Pope Benedict XVI arranged that the Novus Ordo and the usus antiquior should co-exist in order that “mutual enrichment” might occur — presumably a sort of cross-pollination of the one by the other. If one looks at Ratzinger’s papal example and reads his works, and if one looks to such figures as Cardinal Ranjith, Cardinal Canizares, Cardinal Burke, and now Cardinal Sarah, it seems that 90% of the enrichment will go in one direction, namely, from the usus antiquior to the Novus Ordo, since the former possesses great riches of which the latter stands in desperate need. It is like St. Martin of Tours cutting off a piece of his ample cloak to cover a naked shivering beggar. As for the 10% where the older form could learn from the younger one, we may safely say it concerns just the sort of things that would have happened slowly, were it not for the bungling of a certain committee.

All this being the case, the result is plain: while the Novus Ordo and the usus antiquior are currently co-existing, they are a challenge to one another, and they could not not be. If the Novus Ordo world does not learn to assimilate the lessons that the usus antiquior can teach it, we are on a crash course to Armageddon. Either the philosophy of Summorum Pontificum will bridge the enormous abyss between the two forms by bringing the modern Roman Rite into a more obvious harmony with the preceding liturgical heritage, or we will see over time a dramatic intensification of our internecine conflicts. I say this not in a pessimistic spirit but as one who believes that having two supposedly equal forms of the same rite is a recipe for radical instability UNLESS there can be a genuine and profound rapprochement between these forms. And we can be certain this will never happen by the older form becoming hip, trendy, and modish, swapping Gregorian for guitars. It will happen instead when the modern form relinquishes its counterfactual claim to be “just what the doctor ordered.”

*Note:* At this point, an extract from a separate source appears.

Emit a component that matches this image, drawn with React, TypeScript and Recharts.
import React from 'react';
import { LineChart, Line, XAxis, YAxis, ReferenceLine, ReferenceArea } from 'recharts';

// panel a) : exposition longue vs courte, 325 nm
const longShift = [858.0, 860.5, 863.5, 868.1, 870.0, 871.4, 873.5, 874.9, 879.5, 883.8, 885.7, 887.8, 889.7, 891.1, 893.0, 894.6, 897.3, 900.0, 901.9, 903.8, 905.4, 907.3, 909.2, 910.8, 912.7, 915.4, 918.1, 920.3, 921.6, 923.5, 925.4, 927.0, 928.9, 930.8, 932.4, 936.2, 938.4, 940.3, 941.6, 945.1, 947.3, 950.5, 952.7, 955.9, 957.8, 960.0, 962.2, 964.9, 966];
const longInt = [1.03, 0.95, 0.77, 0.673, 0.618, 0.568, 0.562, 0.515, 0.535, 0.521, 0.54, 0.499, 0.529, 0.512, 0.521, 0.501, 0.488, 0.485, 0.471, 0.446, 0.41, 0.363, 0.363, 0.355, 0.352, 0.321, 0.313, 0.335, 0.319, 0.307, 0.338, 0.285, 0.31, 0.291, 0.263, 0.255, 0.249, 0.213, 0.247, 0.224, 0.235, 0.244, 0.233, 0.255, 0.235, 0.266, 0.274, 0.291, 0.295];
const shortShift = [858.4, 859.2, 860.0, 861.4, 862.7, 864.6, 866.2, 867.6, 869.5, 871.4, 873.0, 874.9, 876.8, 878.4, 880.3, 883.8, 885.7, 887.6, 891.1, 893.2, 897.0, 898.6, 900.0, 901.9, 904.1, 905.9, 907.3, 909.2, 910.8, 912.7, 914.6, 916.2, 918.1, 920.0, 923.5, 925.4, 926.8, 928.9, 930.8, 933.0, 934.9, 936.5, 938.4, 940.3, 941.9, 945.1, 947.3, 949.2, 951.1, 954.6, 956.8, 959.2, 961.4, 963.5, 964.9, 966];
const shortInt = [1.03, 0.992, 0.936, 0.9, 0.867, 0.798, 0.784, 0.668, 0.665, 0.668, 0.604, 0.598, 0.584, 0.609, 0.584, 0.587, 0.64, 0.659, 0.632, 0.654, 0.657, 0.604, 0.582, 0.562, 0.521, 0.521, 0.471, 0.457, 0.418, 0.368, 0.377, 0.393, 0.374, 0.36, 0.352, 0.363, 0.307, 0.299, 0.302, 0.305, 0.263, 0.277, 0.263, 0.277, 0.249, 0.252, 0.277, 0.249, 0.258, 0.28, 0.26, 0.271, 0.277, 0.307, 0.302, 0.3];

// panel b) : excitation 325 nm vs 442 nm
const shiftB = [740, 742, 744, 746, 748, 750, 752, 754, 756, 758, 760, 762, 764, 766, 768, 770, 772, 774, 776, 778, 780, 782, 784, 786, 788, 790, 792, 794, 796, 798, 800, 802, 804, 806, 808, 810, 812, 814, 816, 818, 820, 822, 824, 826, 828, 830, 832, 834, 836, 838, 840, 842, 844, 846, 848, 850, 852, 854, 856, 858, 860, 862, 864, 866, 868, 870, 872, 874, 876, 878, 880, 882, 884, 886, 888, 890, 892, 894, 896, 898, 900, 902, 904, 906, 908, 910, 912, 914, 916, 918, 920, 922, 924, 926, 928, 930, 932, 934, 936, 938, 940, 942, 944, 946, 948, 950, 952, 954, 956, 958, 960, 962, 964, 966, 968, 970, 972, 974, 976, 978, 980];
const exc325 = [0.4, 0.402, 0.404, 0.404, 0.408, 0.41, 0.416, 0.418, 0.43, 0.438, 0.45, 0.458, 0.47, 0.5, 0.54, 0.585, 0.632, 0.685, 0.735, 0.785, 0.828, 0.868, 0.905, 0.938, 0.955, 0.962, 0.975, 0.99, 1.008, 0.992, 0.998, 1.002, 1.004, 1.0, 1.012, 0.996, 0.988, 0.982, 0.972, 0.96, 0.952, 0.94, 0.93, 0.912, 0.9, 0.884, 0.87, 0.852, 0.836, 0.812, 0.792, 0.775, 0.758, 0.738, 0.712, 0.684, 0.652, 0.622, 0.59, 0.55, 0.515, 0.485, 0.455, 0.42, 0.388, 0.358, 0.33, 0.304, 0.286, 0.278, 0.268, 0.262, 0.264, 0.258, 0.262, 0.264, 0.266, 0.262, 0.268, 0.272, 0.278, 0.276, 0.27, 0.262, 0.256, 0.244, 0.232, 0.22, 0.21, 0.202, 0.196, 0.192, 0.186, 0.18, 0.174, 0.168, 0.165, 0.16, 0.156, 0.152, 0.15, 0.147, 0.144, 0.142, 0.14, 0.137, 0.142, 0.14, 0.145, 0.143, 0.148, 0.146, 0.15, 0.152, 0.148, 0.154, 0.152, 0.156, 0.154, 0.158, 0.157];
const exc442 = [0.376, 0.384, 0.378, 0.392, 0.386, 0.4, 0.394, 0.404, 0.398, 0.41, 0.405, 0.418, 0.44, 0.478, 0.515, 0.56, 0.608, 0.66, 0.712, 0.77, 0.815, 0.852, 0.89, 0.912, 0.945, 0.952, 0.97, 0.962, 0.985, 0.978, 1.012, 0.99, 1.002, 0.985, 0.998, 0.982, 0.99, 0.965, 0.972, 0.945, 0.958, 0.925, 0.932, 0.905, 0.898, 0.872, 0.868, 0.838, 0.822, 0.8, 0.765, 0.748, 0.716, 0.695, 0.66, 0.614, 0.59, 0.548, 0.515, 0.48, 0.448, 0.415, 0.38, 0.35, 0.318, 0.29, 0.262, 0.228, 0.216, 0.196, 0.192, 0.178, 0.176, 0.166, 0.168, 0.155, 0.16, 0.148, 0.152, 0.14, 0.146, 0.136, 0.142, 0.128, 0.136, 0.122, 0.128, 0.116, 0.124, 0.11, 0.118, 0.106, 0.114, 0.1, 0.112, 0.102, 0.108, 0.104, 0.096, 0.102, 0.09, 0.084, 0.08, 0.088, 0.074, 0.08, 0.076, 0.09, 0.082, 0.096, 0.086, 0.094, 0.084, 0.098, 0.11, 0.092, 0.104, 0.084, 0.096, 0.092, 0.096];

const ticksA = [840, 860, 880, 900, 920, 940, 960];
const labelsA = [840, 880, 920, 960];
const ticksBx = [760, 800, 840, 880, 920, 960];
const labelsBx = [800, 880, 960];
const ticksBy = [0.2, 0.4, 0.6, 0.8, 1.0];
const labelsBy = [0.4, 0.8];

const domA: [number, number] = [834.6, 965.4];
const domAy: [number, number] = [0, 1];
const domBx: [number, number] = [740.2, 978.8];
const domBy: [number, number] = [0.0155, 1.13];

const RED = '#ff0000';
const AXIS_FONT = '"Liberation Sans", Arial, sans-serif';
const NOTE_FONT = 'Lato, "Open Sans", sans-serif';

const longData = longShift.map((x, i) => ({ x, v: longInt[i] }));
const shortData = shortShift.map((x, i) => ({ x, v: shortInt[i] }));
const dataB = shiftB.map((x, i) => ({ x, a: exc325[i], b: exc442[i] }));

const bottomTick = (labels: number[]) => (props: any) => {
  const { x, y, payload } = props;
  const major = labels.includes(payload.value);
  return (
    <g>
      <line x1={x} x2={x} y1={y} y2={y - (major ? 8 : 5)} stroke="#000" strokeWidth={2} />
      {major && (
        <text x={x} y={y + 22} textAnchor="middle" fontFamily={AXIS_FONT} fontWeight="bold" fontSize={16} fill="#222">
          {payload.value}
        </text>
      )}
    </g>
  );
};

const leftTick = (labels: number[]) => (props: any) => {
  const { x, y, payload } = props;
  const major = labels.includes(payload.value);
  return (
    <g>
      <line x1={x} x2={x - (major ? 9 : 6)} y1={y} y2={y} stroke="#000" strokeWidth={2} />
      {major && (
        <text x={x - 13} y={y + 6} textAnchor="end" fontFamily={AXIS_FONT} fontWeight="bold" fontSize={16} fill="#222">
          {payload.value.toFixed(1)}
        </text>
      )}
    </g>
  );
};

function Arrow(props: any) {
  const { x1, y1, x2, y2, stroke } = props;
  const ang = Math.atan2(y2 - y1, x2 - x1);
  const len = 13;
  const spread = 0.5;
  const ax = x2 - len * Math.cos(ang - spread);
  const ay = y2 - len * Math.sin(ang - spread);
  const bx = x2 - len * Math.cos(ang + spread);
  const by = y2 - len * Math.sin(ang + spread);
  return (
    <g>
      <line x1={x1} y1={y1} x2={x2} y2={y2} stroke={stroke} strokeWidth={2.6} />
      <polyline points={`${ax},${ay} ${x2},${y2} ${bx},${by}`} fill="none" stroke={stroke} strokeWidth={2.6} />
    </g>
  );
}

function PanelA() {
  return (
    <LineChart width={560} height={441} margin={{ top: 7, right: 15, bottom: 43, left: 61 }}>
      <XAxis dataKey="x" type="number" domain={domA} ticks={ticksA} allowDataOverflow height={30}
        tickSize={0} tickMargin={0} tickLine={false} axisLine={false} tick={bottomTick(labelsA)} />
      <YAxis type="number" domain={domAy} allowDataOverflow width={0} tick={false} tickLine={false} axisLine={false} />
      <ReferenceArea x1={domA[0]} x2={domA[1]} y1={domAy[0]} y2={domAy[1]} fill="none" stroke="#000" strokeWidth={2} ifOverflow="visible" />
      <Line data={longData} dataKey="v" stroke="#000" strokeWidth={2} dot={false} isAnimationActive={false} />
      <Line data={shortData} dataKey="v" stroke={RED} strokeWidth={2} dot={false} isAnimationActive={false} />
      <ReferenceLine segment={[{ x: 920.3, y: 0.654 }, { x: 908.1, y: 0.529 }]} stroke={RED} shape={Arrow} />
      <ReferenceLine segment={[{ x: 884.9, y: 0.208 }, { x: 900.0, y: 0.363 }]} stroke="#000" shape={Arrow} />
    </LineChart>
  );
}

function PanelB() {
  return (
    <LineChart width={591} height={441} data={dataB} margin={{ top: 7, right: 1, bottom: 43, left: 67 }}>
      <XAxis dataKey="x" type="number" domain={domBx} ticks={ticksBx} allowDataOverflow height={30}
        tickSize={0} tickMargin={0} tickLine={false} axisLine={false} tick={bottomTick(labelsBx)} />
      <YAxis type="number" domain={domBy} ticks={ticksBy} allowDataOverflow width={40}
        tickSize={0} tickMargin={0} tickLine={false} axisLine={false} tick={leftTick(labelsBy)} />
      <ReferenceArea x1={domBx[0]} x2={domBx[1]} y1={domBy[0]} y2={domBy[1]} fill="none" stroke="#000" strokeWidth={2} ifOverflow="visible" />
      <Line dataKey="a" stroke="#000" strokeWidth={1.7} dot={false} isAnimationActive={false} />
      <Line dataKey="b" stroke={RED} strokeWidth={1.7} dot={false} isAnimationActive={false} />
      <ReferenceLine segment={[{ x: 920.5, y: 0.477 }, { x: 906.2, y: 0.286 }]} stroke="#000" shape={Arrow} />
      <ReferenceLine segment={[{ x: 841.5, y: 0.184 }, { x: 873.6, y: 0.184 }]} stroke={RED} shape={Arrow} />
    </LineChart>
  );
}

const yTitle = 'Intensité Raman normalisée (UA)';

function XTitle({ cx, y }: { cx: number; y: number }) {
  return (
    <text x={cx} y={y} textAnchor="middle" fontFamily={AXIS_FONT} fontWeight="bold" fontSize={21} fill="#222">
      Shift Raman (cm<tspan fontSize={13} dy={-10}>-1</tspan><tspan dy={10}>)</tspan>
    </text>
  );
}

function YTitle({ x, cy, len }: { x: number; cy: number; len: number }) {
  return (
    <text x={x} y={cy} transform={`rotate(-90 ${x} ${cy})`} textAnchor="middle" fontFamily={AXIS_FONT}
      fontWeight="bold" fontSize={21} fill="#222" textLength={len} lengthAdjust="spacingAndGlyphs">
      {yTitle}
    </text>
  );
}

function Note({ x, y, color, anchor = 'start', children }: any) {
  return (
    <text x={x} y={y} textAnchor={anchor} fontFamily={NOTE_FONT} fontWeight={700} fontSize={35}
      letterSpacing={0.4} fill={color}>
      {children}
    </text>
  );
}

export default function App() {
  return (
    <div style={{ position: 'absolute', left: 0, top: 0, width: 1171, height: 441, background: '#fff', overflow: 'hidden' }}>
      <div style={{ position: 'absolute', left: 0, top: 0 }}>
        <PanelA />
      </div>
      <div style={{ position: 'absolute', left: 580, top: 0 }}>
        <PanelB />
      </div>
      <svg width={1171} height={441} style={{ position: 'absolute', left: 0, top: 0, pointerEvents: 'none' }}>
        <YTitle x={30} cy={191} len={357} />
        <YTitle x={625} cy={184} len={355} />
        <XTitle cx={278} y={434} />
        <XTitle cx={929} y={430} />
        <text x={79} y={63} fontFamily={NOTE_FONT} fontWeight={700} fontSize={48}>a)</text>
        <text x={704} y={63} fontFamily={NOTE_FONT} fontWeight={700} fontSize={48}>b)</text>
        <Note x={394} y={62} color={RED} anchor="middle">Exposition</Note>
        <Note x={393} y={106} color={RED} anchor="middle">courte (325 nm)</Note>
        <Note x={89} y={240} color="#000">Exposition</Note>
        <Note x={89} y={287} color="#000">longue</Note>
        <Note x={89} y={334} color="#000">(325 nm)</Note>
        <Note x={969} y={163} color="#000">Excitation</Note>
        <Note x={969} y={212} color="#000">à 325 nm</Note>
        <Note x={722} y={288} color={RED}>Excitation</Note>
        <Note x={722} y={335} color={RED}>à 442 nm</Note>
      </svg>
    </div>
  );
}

As with everyone else who ponders such questions, I have no idea what the long-term results will look like. Will there still be a Novus Ordo or an usus antiquior a century hence? Will there be a hybrid? If mutual enrichment actually occurs, will we see one or the other form fall away as dead weight, so that the sanity of a common worship may be restored to the Roman Church? God alone knows.

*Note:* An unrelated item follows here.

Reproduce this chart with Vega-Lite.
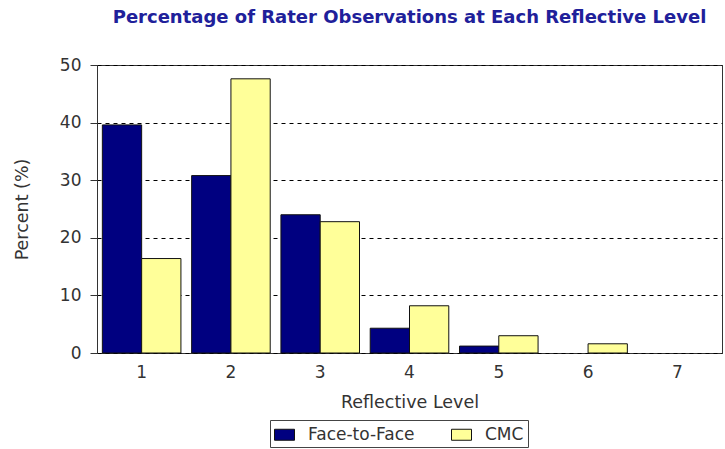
{
  "$schema": "https://vega.github.io/schema/vega-lite/v6.json",
  "autosize": {"type": "none"},
  "width": 625,
  "height": 288,
  "padding": {"left": 97, "top": 65, "right": 3, "bottom": 96},
  "background": "white",
  "title": {
    "text": "Percentage of Rater Observations at Each Reflective Level",
    "font": "DejaVu Sans",
    "fontSize": 18,
    "fontWeight": "bold",
    "color": "#20209a",
    "anchor": "middle",
    "offset": 29
  },
  "data": {
    "values": [
      {"level": "1", "group": "Face-to-Face", "percent": 39.6},
      {"level": "1", "group": "CMC", "percent": 16.4},
      {"level": "2", "group": "Face-to-Face", "percent": 30.8},
      {"level": "2", "group": "CMC", "percent": 47.6},
      {"level": "3", "group": "Face-to-Face", "percent": 24.0},
      {"level": "3", "group": "CMC", "percent": 22.8},
      {"level": "4", "group": "Face-to-Face", "percent": 4.3},
      {"level": "4", "group": "CMC", "percent": 8.2},
      {"level": "5", "group": "Face-to-Face", "percent": 1.2},
      {"level": "5", "group": "CMC", "percent": 3.0},
      {"level": "6", "group": "CMC", "percent": 1.6}
    ]
  },
  "mark": {"type": "bar", "stroke": "#111", "strokeWidth": 1},
  "encoding": {
    "x": {
      "field": "level",
      "type": "nominal",
      "scale": {"domain": ["1", "2", "3", "4", "5", "6", "7"], "paddingInner": 0.12, "paddingOuter": 0.06},
      "axis": {
        "title": "Reflective Level",
        "labelAngle": 0,
        "ticks": false,
        "domain": false,
        "labelPadding": 11,
        "titlePadding": 13
      }
    },
    "xOffset": {
      "field": "group",
      "type": "nominal",
      "scale": {"domain": ["Face-to-Face", "CMC"], "paddingInner": 0, "paddingOuter": 0}
    },
    "y": {
      "field": "percent",
      "type": "quantitative",
      "scale": {"domain": [0, 50], "nice": false},
      "axis": {
        "title": "Percent (%)",
        "values": [0, 10, 20, 30, 40, 50],
        "tickSize": 7,
        "labelPadding": 9,
        "titlePadding": 28,
        "gridDash": [4, 4],
        "gridColor": "#000",
        "gridWidth": 1
      }
    },
    "color": {
      "field": "group",
      "type": "nominal",
      "scale": {"domain": ["Face-to-Face", "CMC"], "range": ["#000080", "#ffff99"]},
      "legend": {
        "title": null,
        "orient": "none",
        "legendX": 173,
        "legendY": 355,
        "direction": "horizontal",
        "symbolType": "M-1,-0.55H1V0.55H-1Z",
        "symbolSize": 400,
        "symbolStrokeColor": "#111",
        "symbolStrokeWidth": 1,
        "symbolOpacity": 1,
        "labelFontSize": 17,
        "labelFont": "DejaVu Sans",
        "labelColor": "#333",
        "columnPadding": 34,
        "labelOffset": 13,
        "strokeColor": "#444",
        "padding": 4
      }
    }
  },
  "config": {
    "view": {"stroke": "#333", "strokeWidth": 1},
    "axis": {
      "labelFont": "DejaVu Sans",
      "labelFontSize": 17,
      "labelColor": "#333",
      "titleFont": "DejaVu Sans",
      "titleFontSize": 17.5,
      "titleFontWeight": "normal",
      "titleColor": "#333",
      "domainColor": "#333",
      "tickColor": "#333"
    },
    "axisX": {"grid": false},
    "axisY": {"grid": true, "domain": true}
  }
}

Meanwhile, it is our task to appreciate and live by the immense riches of our liturgical heritage and to share them with others while we await better, happier, more peaceful days. Like the joy of the Lord, this treasure is one that no man on earth can take away from us, because it belongs to Christ and His Church as a permanent endowment.


NOTE

[1] Before someone thinks it needs to be pointed out, I am of course aware that Eastern Christians receive the Lord standing. However, first of all, this was their long-standing custom, as kneeling was ours, and if they should keep their custom, we should keep ours. Second and more importantly, outside a concentration camp emergency, they would not dream of having lay people administer holy communion; I think they would rather die a thousand deaths. Third, the layman never handles the sacred vessels, for the handling of which the priest’s hands have been anointed. Communion is by intinction. Fourth, the layman receives tilting his head back like a baby bird, with a red cloth beneath his chin, and the priest standing above him, as is fitting to his hierarchical position. All in all, the traditional Eastern practice and the contemporary Western practice have practically nothing in common.